- [EXERCISE AIM]: Starting with the first line below, extract each line through the one that contains "2.1, 0.93, 0.45]];", inclusive, excluding pictures.

- [MATERIAL PROVIDED]:
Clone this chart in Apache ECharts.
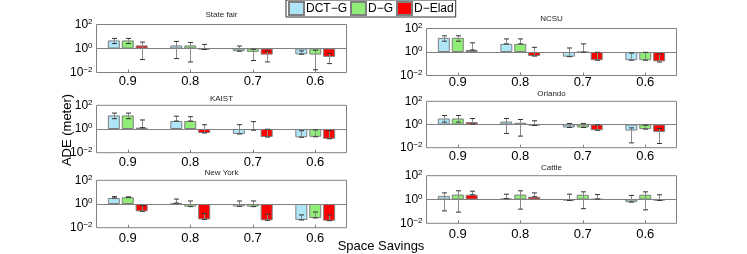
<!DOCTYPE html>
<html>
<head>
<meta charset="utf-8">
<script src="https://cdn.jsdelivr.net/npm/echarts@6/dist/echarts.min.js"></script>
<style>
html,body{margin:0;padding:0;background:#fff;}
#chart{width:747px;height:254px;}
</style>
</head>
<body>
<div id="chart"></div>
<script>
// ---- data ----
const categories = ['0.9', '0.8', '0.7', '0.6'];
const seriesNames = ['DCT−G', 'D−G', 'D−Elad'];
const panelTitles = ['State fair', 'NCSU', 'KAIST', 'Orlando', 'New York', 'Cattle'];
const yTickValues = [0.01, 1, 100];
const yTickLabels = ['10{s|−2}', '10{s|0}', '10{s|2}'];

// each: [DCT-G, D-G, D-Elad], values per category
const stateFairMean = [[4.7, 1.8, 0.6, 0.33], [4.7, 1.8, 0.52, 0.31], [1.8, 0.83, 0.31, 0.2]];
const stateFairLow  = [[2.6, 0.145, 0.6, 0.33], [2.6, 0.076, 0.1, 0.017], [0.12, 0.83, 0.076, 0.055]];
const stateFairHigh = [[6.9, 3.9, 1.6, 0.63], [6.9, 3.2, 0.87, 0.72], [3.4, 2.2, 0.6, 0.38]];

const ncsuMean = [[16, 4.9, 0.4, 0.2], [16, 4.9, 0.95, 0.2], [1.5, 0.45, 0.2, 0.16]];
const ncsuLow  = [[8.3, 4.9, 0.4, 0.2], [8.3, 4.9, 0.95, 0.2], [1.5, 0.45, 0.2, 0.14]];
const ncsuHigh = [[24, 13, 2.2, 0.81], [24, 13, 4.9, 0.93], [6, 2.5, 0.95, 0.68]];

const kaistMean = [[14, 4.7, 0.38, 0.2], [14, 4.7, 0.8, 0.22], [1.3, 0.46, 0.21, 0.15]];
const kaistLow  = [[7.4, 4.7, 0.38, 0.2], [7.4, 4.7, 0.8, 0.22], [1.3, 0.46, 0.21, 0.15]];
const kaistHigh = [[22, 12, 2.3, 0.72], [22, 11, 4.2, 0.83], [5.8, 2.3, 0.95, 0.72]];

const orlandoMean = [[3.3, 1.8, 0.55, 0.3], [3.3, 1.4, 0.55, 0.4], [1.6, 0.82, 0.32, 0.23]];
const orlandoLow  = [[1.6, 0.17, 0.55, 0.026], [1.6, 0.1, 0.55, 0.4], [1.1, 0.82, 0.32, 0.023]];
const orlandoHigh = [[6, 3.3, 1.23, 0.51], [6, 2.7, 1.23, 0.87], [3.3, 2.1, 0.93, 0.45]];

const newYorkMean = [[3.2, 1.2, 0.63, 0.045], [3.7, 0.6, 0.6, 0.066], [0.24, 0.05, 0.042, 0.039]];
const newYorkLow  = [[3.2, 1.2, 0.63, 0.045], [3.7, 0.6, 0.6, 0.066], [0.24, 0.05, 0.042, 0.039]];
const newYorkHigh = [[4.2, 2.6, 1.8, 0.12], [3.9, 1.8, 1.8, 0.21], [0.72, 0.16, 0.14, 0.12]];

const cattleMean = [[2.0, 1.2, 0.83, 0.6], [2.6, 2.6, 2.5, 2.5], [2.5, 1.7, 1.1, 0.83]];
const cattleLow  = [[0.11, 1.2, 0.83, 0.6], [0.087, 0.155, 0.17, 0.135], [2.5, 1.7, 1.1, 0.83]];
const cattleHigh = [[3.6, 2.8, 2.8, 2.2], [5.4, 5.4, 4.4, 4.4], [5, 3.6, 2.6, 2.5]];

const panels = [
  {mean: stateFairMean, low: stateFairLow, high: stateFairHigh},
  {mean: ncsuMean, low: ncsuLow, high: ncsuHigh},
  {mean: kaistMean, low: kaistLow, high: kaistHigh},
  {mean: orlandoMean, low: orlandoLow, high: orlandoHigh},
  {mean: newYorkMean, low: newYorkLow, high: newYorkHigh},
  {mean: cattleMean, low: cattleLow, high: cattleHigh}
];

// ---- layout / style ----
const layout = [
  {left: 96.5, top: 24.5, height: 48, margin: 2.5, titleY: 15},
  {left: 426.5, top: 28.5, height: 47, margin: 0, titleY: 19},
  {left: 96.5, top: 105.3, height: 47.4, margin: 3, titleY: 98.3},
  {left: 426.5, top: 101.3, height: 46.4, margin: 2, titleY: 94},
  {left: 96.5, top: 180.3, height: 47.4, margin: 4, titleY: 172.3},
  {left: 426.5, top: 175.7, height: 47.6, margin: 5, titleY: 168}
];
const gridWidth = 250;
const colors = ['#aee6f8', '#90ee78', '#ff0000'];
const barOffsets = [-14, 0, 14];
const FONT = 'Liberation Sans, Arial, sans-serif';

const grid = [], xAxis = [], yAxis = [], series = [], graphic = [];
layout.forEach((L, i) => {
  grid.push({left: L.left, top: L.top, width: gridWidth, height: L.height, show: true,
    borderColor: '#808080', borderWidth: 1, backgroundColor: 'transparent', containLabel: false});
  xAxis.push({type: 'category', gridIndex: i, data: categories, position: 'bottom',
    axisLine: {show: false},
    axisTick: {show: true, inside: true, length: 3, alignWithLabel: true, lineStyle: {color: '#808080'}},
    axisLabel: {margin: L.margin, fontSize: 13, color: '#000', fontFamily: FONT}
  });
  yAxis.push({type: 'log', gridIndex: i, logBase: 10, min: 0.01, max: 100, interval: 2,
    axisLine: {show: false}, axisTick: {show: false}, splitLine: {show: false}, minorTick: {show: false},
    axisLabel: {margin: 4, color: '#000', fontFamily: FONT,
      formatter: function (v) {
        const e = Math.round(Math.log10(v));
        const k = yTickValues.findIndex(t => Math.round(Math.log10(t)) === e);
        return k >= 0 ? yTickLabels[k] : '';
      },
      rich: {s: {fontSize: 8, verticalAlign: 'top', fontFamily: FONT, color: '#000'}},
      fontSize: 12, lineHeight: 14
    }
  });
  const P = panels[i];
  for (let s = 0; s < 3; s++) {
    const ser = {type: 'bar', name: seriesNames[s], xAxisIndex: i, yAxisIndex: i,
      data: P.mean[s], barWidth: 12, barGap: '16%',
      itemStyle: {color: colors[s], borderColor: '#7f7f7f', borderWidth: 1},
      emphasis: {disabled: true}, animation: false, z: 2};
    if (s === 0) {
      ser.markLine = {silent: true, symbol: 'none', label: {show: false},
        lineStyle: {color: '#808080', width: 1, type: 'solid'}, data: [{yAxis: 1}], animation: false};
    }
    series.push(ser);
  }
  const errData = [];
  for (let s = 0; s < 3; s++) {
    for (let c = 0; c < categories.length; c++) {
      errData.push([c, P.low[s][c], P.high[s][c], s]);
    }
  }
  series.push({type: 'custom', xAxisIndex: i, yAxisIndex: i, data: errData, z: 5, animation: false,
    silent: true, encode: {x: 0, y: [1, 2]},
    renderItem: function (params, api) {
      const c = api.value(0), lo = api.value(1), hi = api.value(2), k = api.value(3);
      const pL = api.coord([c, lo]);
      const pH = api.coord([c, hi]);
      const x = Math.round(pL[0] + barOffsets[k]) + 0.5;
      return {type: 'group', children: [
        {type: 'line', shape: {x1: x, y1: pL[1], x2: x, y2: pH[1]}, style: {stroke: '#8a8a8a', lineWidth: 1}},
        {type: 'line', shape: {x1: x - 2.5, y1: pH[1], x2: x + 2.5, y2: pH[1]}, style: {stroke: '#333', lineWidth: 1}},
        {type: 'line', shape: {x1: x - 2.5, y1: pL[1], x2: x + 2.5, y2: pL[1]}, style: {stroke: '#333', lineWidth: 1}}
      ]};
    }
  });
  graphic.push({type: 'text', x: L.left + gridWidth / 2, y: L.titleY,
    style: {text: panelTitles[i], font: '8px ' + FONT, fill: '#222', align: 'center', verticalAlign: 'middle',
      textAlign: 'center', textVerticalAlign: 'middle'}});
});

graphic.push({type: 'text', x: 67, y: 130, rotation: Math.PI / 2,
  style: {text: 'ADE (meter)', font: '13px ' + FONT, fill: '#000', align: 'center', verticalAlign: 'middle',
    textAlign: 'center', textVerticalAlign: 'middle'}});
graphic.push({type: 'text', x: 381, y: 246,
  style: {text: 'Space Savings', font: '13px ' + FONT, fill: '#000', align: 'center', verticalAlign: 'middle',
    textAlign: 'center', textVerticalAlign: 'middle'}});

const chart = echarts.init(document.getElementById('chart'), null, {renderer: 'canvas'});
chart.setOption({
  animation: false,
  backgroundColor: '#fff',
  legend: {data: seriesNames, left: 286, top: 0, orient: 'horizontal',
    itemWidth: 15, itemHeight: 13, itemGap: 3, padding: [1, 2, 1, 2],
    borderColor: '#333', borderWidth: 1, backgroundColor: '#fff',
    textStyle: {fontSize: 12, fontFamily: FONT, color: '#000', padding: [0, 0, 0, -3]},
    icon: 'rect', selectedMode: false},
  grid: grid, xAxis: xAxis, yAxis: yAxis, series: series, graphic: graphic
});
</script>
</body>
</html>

- [REPLY]:
Clone this chart in Apache ECharts.
<!DOCTYPE html>
<html>
<head>
<meta charset="utf-8">
<script src="https://cdn.jsdelivr.net/npm/echarts@6/dist/echarts.min.js"></script>
<style>
html,body{margin:0;padding:0;background:#fff;}
#chart{width:747px;height:254px;}
</style>
</head>
<body>
<div id="chart"></div>
<script>
// ---- data ----
const categories = ['0.9', '0.8', '0.7', '0.6'];
const seriesNames = ['DCT−G', 'D−G', 'D−Elad'];
const panelTitles = ['State fair', 'NCSU', 'KAIST', 'Orlando', 'New York', 'Cattle'];
const yTickValues = [0.01, 1, 100];
const yTickLabels = ['10{s|−2}', '10{s|0}', '10{s|2}'];

// each: [DCT-G, D-G, D-Elad], values per category
const stateFairMean = [[4.7, 1.8, 0.6, 0.33], [4.7, 1.8, 0.52, 0.31], [1.8, 0.83, 0.31, 0.2]];
const stateFairLow  = [[2.6, 0.145, 0.6, 0.33], [2.6, 0.076, 0.1, 0.017], [0.12, 0.83, 0.076, 0.055]];
const stateFairHigh = [[6.9, 3.9, 1.6, 0.63], [6.9, 3.2, 0.87, 0.72], [3.4, 2.2, 0.6, 0.38]];

const ncsuMean = [[16, 4.9, 0.4, 0.2], [16, 4.9, 0.95, 0.2], [1.5, 0.45, 0.2, 0.16]];
const ncsuLow  = [[8.3, 4.9, 0.4, 0.2], [8.3, 4.9, 0.95, 0.2], [1.5, 0.45, 0.2, 0.14]];
const ncsuHigh = [[24, 13, 2.2, 0.81], [24, 13, 4.9, 0.93], [6, 2.5, 0.95, 0.68]];

const kaistMean = [[14, 4.7, 0.38, 0.2], [14, 4.7, 0.8, 0.22], [1.3, 0.46, 0.21, 0.15]];
const kaistLow  = [[7.4, 4.7, 0.38, 0.2], [7.4, 4.7, 0.8, 0.22], [1.3, 0.46, 0.21, 0.15]];
const kaistHigh = [[22, 12, 2.3, 0.72], [22, 11, 4.2, 0.83], [5.8, 2.3, 0.95, 0.72]];

const orlandoMean = [[3.3, 1.8, 0.55, 0.3], [3.3, 1.4, 0.55, 0.4], [1.6, 0.82, 0.32, 0.23]];
const orlandoLow  = [[1.6, 0.17, 0.55, 0.026], [1.6, 0.1, 0.55, 0.4], [1.1, 0.82, 0.32, 0.023]];
const orlandoHigh = [[6, 3.3, 1.23, 0.51], [6, 2.7, 1.23, 0.87], [3.3, 2.1, 0.93, 0.45]];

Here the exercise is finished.